▶ [Material for this exercise]:
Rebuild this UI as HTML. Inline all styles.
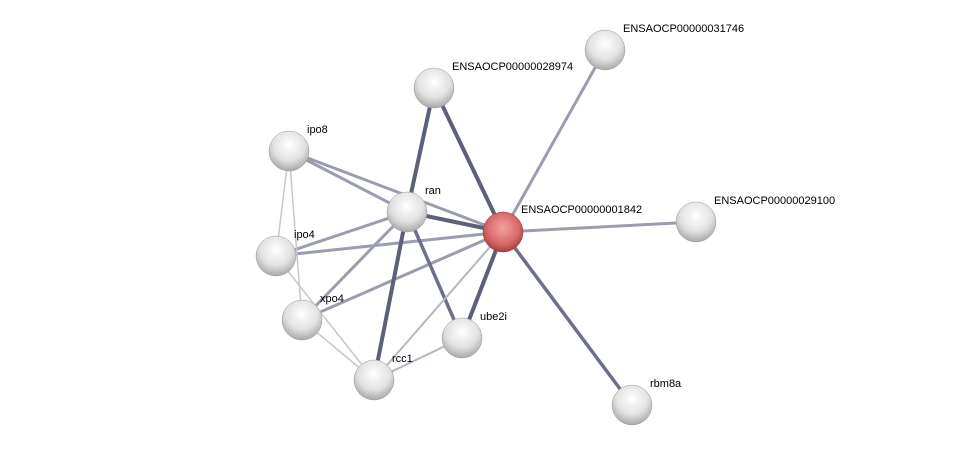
<!DOCTYPE html>
<html><head><style>body{margin:0;background:#fff}svg{display:block}text{font-family:"Liberation Sans",sans-serif;font-size:11px;fill:#000}</style></head><body>
<svg width="976" height="451" viewBox="0 0 976 451">
<defs>
<radialGradient id="g" cx="50%" cy="35%" r="65%"><stop offset="0" stop-color="#fff"/><stop offset="0.6" stop-color="#e2e2e2"/><stop offset="1" stop-color="#a8a8a8"/></radialGradient>
<radialGradient id="r" cx="50%" cy="40%" r="65%"><stop offset="0" stop-color="#f4a0a0"/><stop offset="0.6" stop-color="#d86a6a"/><stop offset="1" stop-color="#9e3535"/></radialGradient>
</defs>
<g stroke-linecap="round">
<g stroke="#9a9dae" stroke-width="3">
<line x1="503" y1="232" x2="605" y2="50"/>
<line x1="503" y1="232" x2="696" y2="222"/>
<line x1="503" y1="232" x2="289" y2="151"/>
<line x1="503" y1="232" x2="276" y2="256"/>
<line x1="503" y1="232" x2="302" y2="320"/>
<line x1="407" y1="212" x2="289" y2="151"/>
<line x1="407" y1="212" x2="276" y2="256"/>
<line x1="407" y1="212" x2="302" y2="320"/>
</g>
<g stroke="#6c7088" stroke-width="3.5">
<line x1="503" y1="232" x2="632" y2="405"/>
<line x1="407" y1="212" x2="462" y2="338"/>
</g>
<g stroke="#5c6078" stroke-width="4">
<line x1="503" y1="232" x2="434" y2="88"/>
<line x1="407" y1="212" x2="434" y2="88"/>
<line x1="503" y1="232" x2="407" y2="212"/>
<line x1="503" y1="232" x2="462" y2="338"/>
<line x1="407" y1="212" x2="374" y2="380"/>
</g>
<g stroke="#b4b6c4" stroke-width="2">
<line x1="503" y1="232" x2="374" y2="380"/>
<line x1="462" y1="338" x2="374" y2="380"/>
</g>
<g stroke="#c8c8c8" stroke-width="1.5">
<line x1="289" y1="151" x2="276" y2="256"/>
<line x1="289" y1="151" x2="302" y2="320"/>
<line x1="276" y1="256" x2="374" y2="380"/>
<line x1="302" y1="320" x2="374" y2="380"/>
</g>
</g>
<g stroke="#999" stroke-width="0.5">
<circle cx="605" cy="50" r="20" fill="url(#g)"/>
<circle cx="434" cy="88" r="20" fill="url(#g)"/>
<circle cx="289" cy="151" r="20" fill="url(#g)"/>
<circle cx="407" cy="212" r="20" fill="url(#g)"/>
<circle cx="696" cy="222" r="20" fill="url(#g)"/>
<circle cx="276" cy="256" r="20" fill="url(#g)"/>
<circle cx="302" cy="320" r="20" fill="url(#g)"/>
<circle cx="462" cy="338" r="20" fill="url(#g)"/>
<circle cx="374" cy="380" r="20" fill="url(#g)"/>
<circle cx="632" cy="405" r="20" fill="url(#g)"/>
<circle cx="503" cy="232" r="20" fill="url(#r)" stroke="#933"/>
</g>
<text x="623" y="32">ENSAOCP00000031746</text>
<text x="452" y="70">ENSAOCP00000028974</text>
<text x="307" y="133">ipo8</text>
<text x="425" y="194">ran</text>
<text x="521" y="213">ENSAOCP00000001842</text>
<text x="714" y="204">ENSAOCP00000029100</text>
<text x="294" y="238">ipo4</text>
<text x="320" y="302">xpo4</text>
<text x="480" y="320">ube2i</text>
<text x="392" y="362">rcc1</text>
<text x="650" y="387">rbm8a</text>
</svg>
</body></html>
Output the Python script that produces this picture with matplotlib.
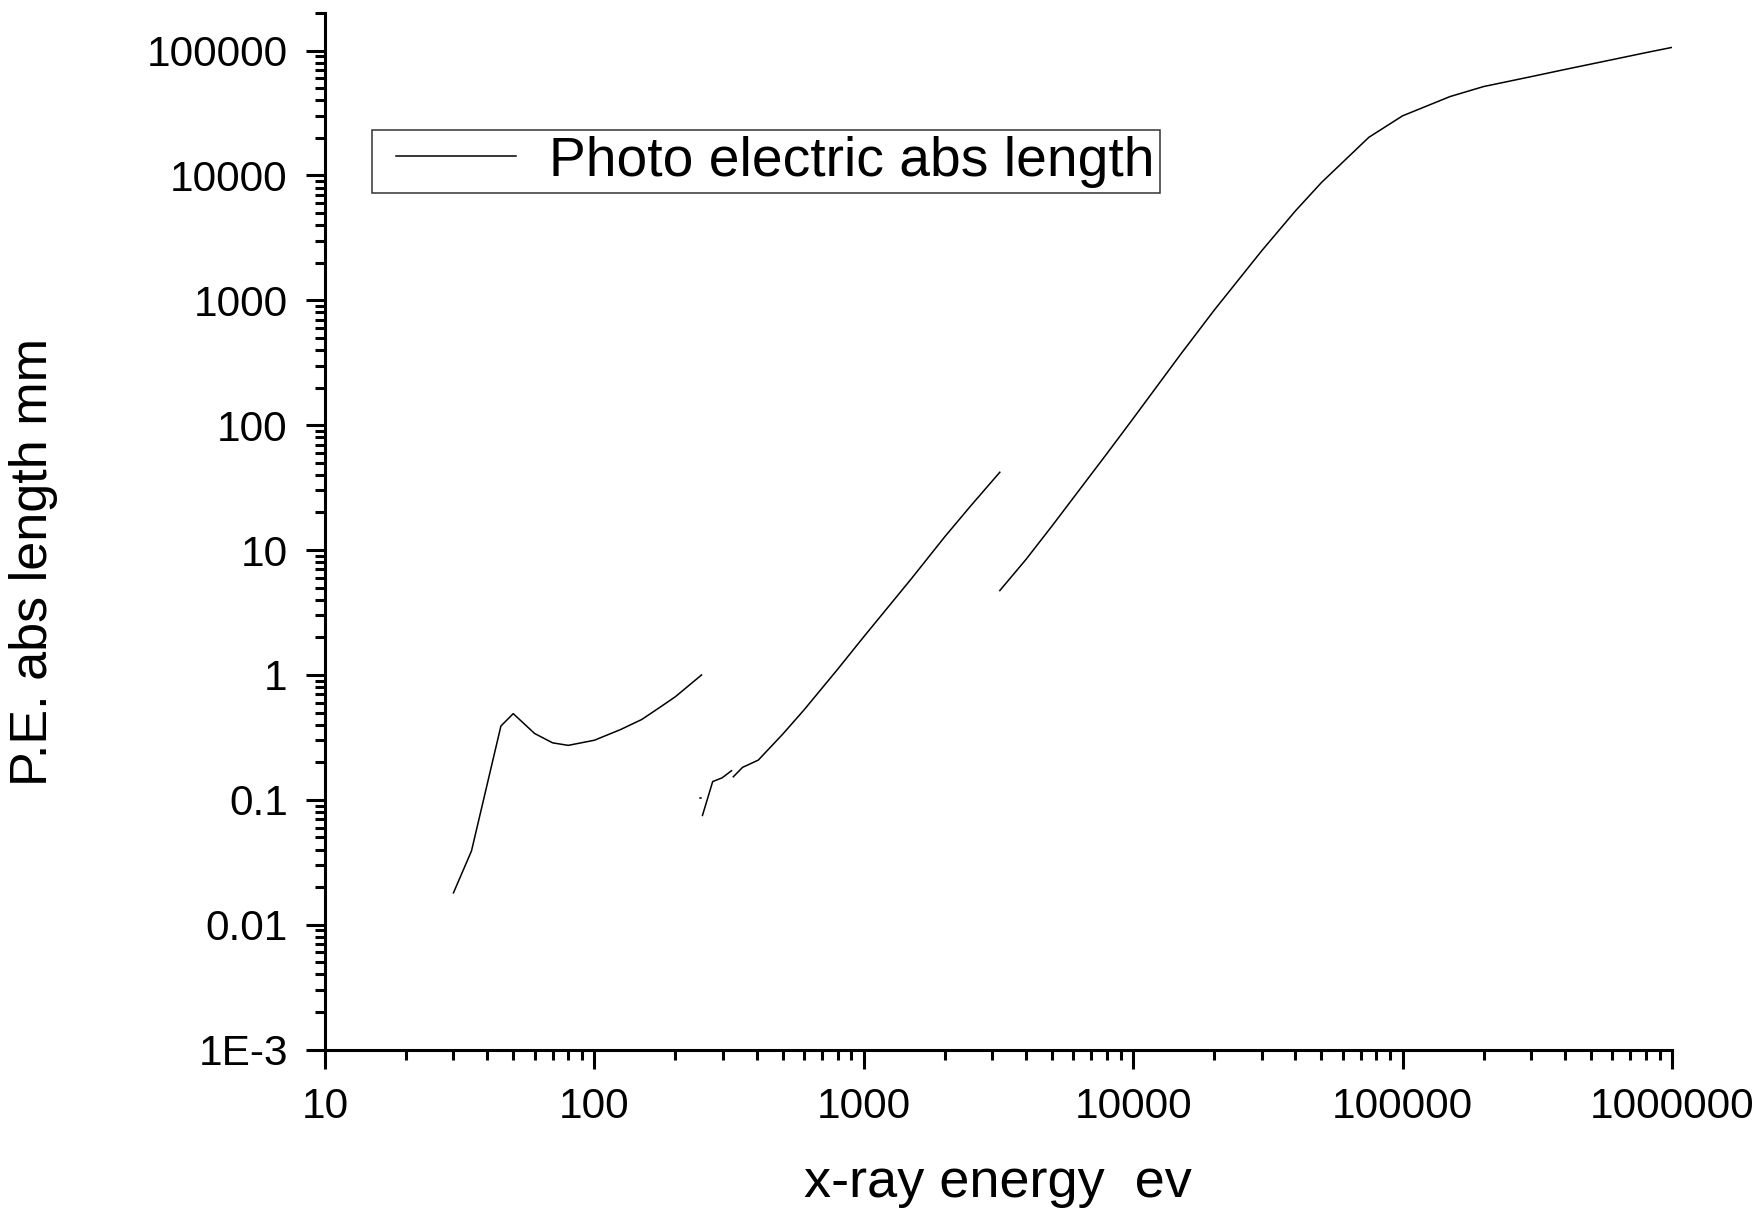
#!/usr/bin/env python3

import matplotlib
matplotlib.use("Agg")
import matplotlib.pyplot as plt
from matplotlib.legend_handler import HandlerLine2D
from matplotlib.ticker import FixedLocator, NullFormatter

plt.rcParams["font.family"] = ["Liberation Sans", "DejaVu Sans"]

# Photo-electric absorption length vs x-ray energy, one list pair per edge segment
seg1_ev = [30, 35, 45, 50, 60, 70, 80, 100, 125, 150, 175, 200, 250]
seg1_mm = [0.018, 0.039, 0.39, 0.49, 0.34, 0.286, 0.273, 0.30, 0.365, 0.44, 0.55, 0.67, 1.0]

seg2_ev = [247, 249]
seg2_mm = [0.104, 0.104]

seg3_ev = [252, 275, 298, 323]
seg3_mm = [0.075, 0.14, 0.15, 0.171]

seg4_ev = [328, 355, 406, 500, 600, 800, 1000, 1500, 2000, 2500, 3200]
seg4_mm = [0.153, 0.182, 0.208, 0.335, 0.524, 1.11, 2.02, 5.87, 12.8, 22.7, 42]

seg5_ev = [3200, 4000, 5000, 6000, 8000, 10000, 15000, 20000, 30000, 40000,
           50000, 75000, 100000, 150000, 200000, 300000, 400000, 500000,
           600000, 800000, 1000000]
seg5_mm = [4.74, 8.4, 15.6, 26.2, 59.4, 113, 369, 834, 2490, 5190,
           8770, 20200, 30000, 42800, 51500, 61800, 70500, 77900,
           84500, 96200, 106000]

x_ticks = [10, 100, 1000, 10000, 100000, 1000000]
x_labels = ["10", "100", "1000", "10000", "100000", "1000000"]
y_ticks = [1e-3, 1e-2, 1e-1, 1, 10, 100, 1000, 10000, 100000]
y_labels = ["1E-3", "0.01", "0.1", "1", "10", "100", "1000", "10000", "100000"]


class InsetLine(HandlerLine2D):
  # legend sample line that starts a bit in from the left of its slot
  def get_xdata(self, legend, xdescent, ydescent, width, height, fontsize):
    xdata, xdata_marker = super().get_xdata(legend, xdescent, ydescent,
                                            width, height, fontsize)
    return [-xdescent + 0.136 * width, -xdescent + width], xdata_marker


fig = plt.figure(figsize=(17.64, 12.12), dpi=100)
ax = fig.add_axes([0.1842, 0.1340, 0.7636, 0.8553])

segments = [(seg1_ev, seg1_mm), (seg2_ev, seg2_mm), (seg3_ev, seg3_mm),
            (seg4_ev, seg4_mm), (seg5_ev, seg5_mm)]
lines = []
for xs, ys in segments:
  line, = ax.plot(xs, ys, color="black", lw=1.1)
  lines.append(line)

ax.set_xscale("log")
ax.set_yscale("log")
ax.set_xlim(10, 1e6)
ax.set_ylim(1e-3, 2e5)

ax.xaxis.set_major_locator(FixedLocator(x_ticks))
ax.set_xticklabels(x_labels)
ax.yaxis.set_major_locator(FixedLocator(y_ticks))
ax.set_yticklabels(y_labels)
ax.xaxis.set_minor_formatter(NullFormatter())
ax.yaxis.set_minor_formatter(NullFormatter())

for side in ("top", "right"):
  ax.spines[side].set_visible(False)
for side in ("left", "bottom"):
  ax.spines[side].set_linewidth(2.2)

ax.tick_params(which="major", direction="out", length=13.7, width=2.2,
               labelsize=30.5, pad=13)
ax.tick_params(which="minor", direction="out", length=7.2, width=2.2)

ax.set_xlabel("x-ray energy  ev", fontsize=39)
ax.xaxis.set_label_coords(0.5, -0.1287)
ax.xaxis.label.set_va("center")
ax.set_ylabel("P.E. abs length mm", fontsize=37.5)
ax.yaxis.set_label_coords(-0.216, 0.470)
ax.yaxis.label.set_va("center")

leg = ax.legend([lines[0]], ["Photo electric abs length"],
                handler_map={lines[0]: InsetLine()},
                loc="upper left", bbox_to_anchor=(0.0349, 0.887),
                fontsize=39.7, frameon=True, fancybox=False, shadow=False,
                borderpad=0.1, borderaxespad=0, handlelength=2.52,
                handletextpad=0.6)
leg.get_frame().set_edgecolor("black")
leg.get_frame().set_linewidth(1.1)

fig.savefig("out.png", dpi=100)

▶ [Aim of the exercise]: Go back to the listing above and reproduce, exactly, the stretch from the line bearing "Output the Python" through the line bearing "seg2_mm = [0.104, 0.104]", without its pictures.

▶ [Task solution]:
Output the Python script that produces this picture with matplotlib.
#!/usr/bin/env python3

import matplotlib
matplotlib.use("Agg")
import matplotlib.pyplot as plt
from matplotlib.legend_handler import HandlerLine2D
from matplotlib.ticker import FixedLocator, NullFormatter

plt.rcParams["font.family"] = ["Liberation Sans", "DejaVu Sans"]

# Photo-electric absorption length vs x-ray energy, one list pair per edge segment
seg1_ev = [30, 35, 45, 50, 60, 70, 80, 100, 125, 150, 175, 200, 250]
seg1_mm = [0.018, 0.039, 0.39, 0.49, 0.34, 0.286, 0.273, 0.30, 0.365, 0.44, 0.55, 0.67, 1.0]

seg2_ev = [247, 249]
seg2_mm = [0.104, 0.104]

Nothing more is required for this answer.